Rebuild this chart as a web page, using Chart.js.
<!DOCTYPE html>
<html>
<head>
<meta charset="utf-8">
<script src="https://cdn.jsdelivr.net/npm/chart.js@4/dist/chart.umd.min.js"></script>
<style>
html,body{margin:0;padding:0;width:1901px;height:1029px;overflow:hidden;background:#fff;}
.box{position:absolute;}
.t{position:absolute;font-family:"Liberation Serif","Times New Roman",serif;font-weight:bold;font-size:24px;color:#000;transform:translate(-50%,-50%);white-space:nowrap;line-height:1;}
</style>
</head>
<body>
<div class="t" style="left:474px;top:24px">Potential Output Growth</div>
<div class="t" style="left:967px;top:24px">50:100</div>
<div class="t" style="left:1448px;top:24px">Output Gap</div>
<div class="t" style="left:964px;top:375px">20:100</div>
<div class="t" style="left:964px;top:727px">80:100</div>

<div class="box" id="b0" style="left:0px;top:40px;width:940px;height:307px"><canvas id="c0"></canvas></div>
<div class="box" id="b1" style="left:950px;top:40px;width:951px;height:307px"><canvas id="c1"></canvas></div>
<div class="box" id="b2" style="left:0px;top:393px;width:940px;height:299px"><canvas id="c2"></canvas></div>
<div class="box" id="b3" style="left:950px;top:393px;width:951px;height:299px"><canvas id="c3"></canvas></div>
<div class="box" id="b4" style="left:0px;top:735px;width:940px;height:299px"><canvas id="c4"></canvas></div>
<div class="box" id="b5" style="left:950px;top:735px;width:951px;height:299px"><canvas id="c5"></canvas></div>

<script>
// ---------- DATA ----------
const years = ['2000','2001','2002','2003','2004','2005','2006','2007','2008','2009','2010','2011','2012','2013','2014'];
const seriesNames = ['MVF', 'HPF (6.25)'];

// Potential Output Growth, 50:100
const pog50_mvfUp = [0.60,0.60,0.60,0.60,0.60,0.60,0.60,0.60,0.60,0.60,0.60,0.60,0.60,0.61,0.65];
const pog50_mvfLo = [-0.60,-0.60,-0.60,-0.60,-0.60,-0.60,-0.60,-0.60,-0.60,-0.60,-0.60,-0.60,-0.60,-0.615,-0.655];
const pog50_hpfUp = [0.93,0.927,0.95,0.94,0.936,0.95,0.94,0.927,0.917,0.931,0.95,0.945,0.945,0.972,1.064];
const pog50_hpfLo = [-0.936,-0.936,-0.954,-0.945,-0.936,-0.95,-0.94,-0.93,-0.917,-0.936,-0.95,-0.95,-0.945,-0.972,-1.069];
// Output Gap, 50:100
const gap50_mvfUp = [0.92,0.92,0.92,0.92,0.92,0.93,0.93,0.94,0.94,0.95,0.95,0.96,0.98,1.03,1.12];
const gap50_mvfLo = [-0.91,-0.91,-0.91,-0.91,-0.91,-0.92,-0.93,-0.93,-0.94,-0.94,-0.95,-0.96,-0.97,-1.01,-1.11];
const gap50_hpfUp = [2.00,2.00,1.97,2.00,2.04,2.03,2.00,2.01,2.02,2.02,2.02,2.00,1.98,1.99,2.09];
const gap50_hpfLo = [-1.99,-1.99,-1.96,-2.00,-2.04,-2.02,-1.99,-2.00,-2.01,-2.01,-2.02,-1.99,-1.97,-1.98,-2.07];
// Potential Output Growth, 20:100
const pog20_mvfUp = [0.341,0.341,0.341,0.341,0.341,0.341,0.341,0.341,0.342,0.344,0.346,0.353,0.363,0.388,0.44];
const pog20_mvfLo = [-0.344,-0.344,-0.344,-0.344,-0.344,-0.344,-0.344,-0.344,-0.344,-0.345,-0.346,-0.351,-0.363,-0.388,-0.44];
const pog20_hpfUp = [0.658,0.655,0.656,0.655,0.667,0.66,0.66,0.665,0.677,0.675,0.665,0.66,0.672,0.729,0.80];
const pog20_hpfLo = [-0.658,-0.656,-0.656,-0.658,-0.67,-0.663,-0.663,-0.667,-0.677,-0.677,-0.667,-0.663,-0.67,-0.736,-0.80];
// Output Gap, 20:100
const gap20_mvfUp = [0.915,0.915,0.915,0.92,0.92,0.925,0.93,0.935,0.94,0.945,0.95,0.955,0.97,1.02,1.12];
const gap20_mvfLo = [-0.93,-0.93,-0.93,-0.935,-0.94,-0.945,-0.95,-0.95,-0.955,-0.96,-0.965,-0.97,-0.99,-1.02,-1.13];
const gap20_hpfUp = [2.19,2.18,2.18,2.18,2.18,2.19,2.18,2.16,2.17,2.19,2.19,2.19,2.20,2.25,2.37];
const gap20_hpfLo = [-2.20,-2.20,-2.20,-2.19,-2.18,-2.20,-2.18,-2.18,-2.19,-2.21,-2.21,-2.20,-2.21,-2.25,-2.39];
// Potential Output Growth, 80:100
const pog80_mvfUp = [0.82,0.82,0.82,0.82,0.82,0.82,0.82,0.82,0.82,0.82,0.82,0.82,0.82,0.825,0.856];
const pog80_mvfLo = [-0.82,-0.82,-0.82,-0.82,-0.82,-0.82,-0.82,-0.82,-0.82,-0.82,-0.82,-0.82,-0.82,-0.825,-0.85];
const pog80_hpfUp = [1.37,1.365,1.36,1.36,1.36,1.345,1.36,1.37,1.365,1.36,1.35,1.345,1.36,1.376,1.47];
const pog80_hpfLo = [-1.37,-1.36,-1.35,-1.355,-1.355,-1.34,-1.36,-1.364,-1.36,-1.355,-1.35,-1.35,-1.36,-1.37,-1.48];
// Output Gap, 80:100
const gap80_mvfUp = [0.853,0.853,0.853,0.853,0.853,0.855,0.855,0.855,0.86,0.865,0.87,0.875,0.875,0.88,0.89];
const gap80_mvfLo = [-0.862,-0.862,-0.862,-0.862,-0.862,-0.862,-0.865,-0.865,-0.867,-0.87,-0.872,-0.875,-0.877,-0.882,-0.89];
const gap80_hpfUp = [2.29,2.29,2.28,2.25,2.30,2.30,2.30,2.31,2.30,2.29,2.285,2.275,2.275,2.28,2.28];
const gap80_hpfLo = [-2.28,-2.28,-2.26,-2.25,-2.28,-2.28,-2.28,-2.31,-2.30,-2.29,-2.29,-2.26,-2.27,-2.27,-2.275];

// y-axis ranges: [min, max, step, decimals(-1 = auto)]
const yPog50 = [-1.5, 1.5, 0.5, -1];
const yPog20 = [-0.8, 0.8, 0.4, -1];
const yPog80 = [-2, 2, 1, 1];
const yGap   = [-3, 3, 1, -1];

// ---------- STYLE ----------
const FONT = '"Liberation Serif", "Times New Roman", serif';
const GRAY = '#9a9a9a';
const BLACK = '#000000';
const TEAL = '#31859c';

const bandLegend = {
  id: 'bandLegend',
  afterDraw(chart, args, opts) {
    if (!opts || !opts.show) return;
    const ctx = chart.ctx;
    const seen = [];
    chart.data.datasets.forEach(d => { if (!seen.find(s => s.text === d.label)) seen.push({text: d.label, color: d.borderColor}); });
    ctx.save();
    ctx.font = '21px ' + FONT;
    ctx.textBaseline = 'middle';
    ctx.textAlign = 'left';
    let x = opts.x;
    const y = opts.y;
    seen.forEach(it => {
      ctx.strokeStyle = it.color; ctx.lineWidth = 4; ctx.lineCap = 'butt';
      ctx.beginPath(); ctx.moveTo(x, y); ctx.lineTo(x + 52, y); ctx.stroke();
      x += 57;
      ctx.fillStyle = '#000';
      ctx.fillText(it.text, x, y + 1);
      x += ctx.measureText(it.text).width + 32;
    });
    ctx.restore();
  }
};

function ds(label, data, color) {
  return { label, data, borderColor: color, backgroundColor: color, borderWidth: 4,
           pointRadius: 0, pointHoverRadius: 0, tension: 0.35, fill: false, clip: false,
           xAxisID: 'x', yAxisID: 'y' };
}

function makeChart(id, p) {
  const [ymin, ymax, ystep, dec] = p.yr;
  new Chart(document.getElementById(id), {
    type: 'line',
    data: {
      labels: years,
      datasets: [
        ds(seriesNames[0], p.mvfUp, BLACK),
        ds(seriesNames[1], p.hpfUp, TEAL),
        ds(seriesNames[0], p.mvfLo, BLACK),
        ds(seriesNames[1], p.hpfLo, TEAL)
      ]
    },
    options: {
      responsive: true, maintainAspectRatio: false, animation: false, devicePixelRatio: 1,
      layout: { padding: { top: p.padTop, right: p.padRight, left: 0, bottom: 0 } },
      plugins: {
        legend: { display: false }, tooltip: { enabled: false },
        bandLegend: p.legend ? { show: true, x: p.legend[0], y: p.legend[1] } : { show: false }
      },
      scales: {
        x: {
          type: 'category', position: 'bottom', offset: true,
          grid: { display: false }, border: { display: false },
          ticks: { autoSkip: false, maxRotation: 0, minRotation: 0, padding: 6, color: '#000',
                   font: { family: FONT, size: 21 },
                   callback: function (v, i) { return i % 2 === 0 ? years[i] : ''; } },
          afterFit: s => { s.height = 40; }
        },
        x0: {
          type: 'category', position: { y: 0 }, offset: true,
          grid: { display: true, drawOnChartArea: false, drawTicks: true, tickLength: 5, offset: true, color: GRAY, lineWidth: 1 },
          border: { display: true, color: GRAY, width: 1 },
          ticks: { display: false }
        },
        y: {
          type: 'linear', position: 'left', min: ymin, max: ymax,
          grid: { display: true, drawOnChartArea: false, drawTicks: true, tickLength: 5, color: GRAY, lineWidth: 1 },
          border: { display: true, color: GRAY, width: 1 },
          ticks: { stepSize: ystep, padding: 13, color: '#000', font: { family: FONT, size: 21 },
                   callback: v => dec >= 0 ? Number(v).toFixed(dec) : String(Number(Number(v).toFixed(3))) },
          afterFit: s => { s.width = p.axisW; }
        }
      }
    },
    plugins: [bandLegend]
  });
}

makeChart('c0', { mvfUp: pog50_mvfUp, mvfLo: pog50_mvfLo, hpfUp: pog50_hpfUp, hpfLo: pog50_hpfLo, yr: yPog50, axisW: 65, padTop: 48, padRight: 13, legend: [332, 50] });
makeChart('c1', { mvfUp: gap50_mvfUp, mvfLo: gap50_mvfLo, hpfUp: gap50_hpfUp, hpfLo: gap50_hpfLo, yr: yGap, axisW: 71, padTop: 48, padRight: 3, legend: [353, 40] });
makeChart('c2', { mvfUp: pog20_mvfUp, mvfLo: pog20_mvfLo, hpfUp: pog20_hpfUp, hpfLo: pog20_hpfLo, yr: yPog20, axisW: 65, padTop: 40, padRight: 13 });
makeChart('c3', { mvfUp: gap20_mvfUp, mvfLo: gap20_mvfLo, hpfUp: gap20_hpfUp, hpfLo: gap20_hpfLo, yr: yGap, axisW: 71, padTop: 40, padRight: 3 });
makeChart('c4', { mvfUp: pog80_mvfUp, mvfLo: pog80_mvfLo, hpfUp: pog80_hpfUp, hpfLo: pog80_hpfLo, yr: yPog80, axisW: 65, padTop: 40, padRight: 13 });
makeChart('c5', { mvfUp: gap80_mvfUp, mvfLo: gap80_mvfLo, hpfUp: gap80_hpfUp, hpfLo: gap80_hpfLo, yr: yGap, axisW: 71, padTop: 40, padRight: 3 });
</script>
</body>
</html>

========================================================================

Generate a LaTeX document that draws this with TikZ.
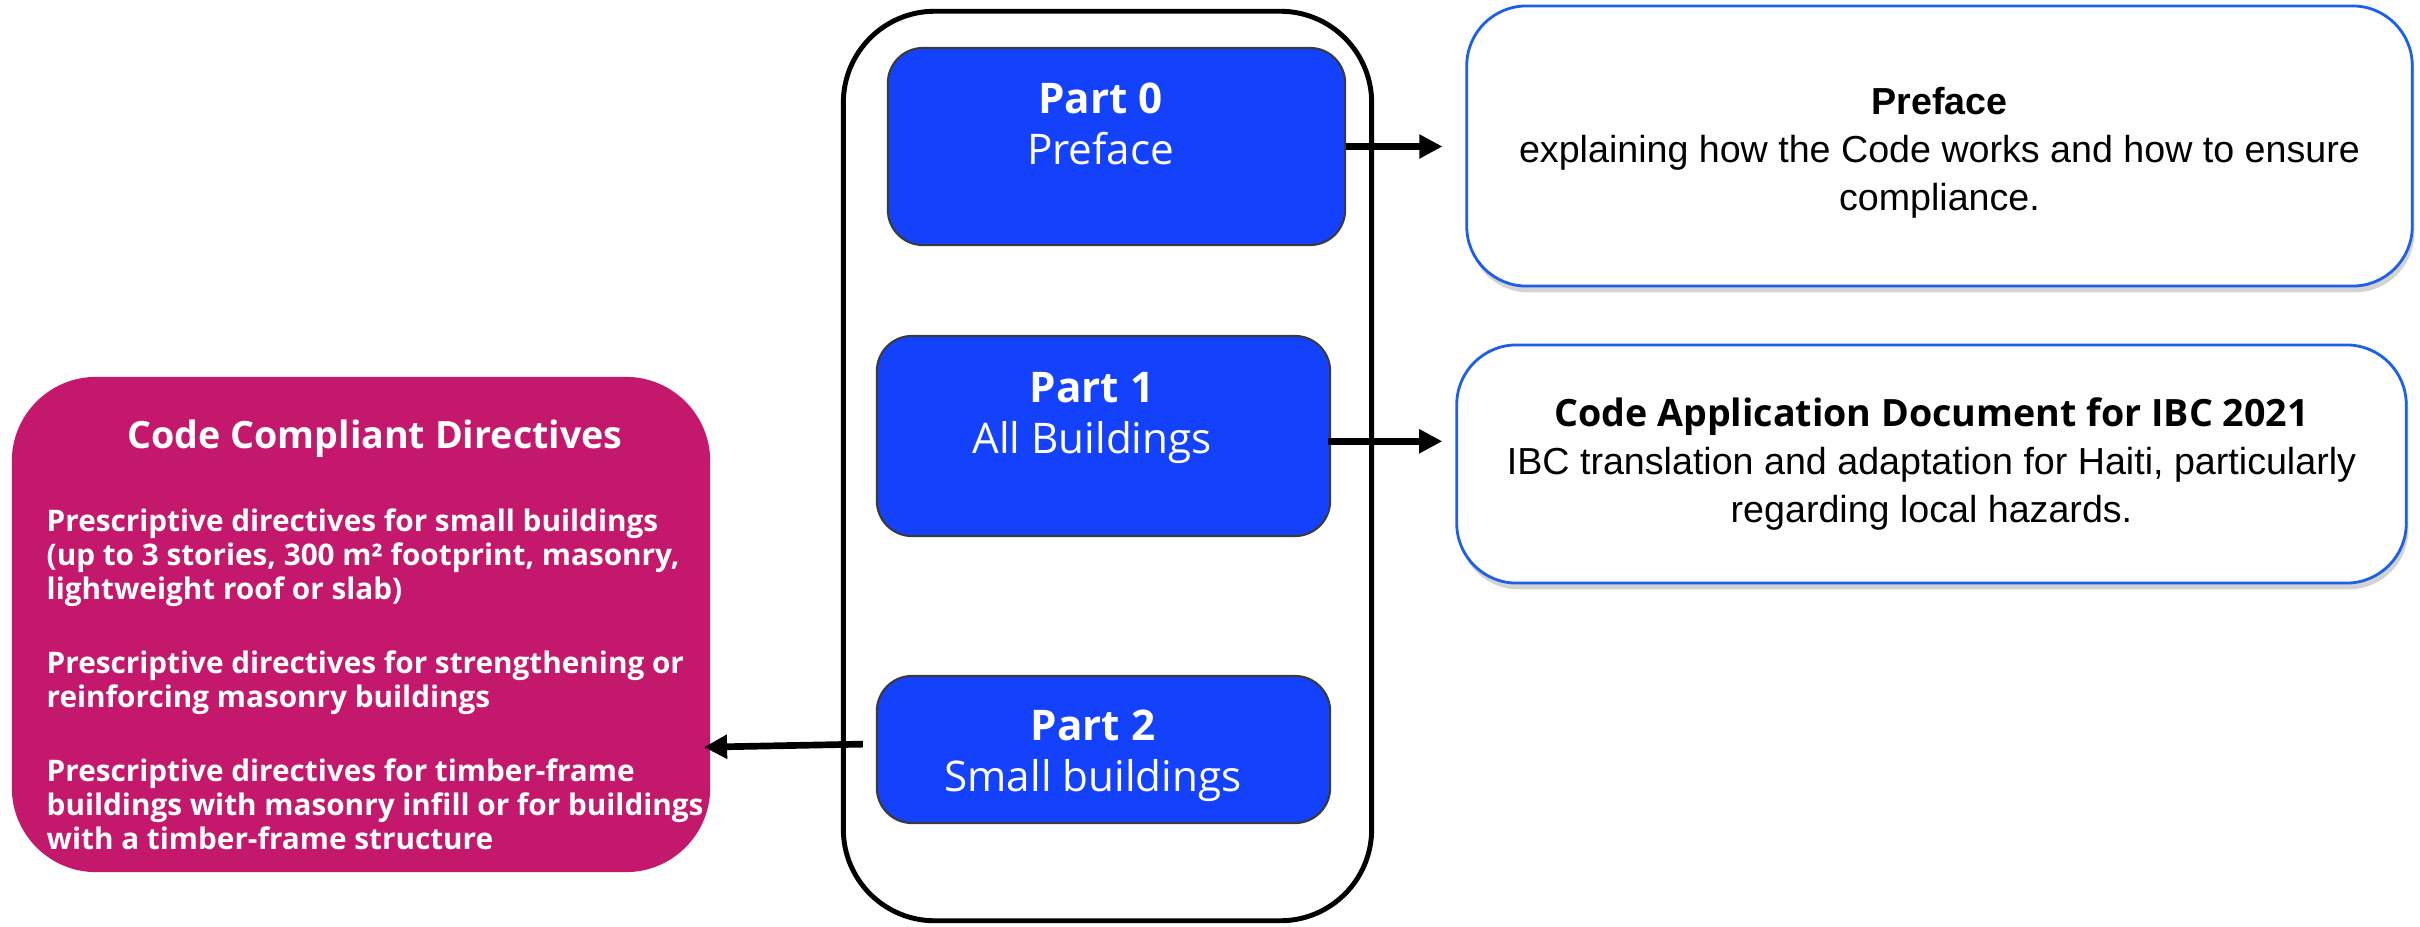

========================================================================

TASK DESCRIPTION:
From the line with "Rebuild this chart" through the line with "const seriesNames = ['MVF', 'HPF (6.25)'];", repeat every line exactly, both ends included, and nothing outside that range.

PROBLEM SOLUTION:
Rebuild this chart as a web page, using Chart.js.
<!DOCTYPE html>
<html>
<head>
<meta charset="utf-8">
<script src="https://cdn.jsdelivr.net/npm/chart.js@4/dist/chart.umd.min.js"></script>
<style>
html,body{margin:0;padding:0;width:1901px;height:1029px;overflow:hidden;background:#fff;}
.box{position:absolute;}
.t{position:absolute;font-family:"Liberation Serif","Times New Roman",serif;font-weight:bold;font-size:24px;color:#000;transform:translate(-50%,-50%);white-space:nowrap;line-height:1;}
</style>
</head>
<body>
<div class="t" style="left:474px;top:24px">Potential Output Growth</div>
<div class="t" style="left:967px;top:24px">50:100</div>
<div class="t" style="left:1448px;top:24px">Output Gap</div>
<div class="t" style="left:964px;top:375px">20:100</div>
<div class="t" style="left:964px;top:727px">80:100</div>

<div class="box" id="b0" style="left:0px;top:40px;width:940px;height:307px"><canvas id="c0"></canvas></div>
<div class="box" id="b1" style="left:950px;top:40px;width:951px;height:307px"><canvas id="c1"></canvas></div>
<div class="box" id="b2" style="left:0px;top:393px;width:940px;height:299px"><canvas id="c2"></canvas></div>
<div class="box" id="b3" style="left:950px;top:393px;width:951px;height:299px"><canvas id="c3"></canvas></div>
<div class="box" id="b4" style="left:0px;top:735px;width:940px;height:299px"><canvas id="c4"></canvas></div>
<div class="box" id="b5" style="left:950px;top:735px;width:951px;height:299px"><canvas id="c5"></canvas></div>

<script>
// ---------- DATA ----------
const years = ['2000','2001','2002','2003','2004','2005','2006','2007','2008','2009','2010','2011','2012','2013','2014'];
const seriesNames = ['MVF', 'HPF (6.25)'];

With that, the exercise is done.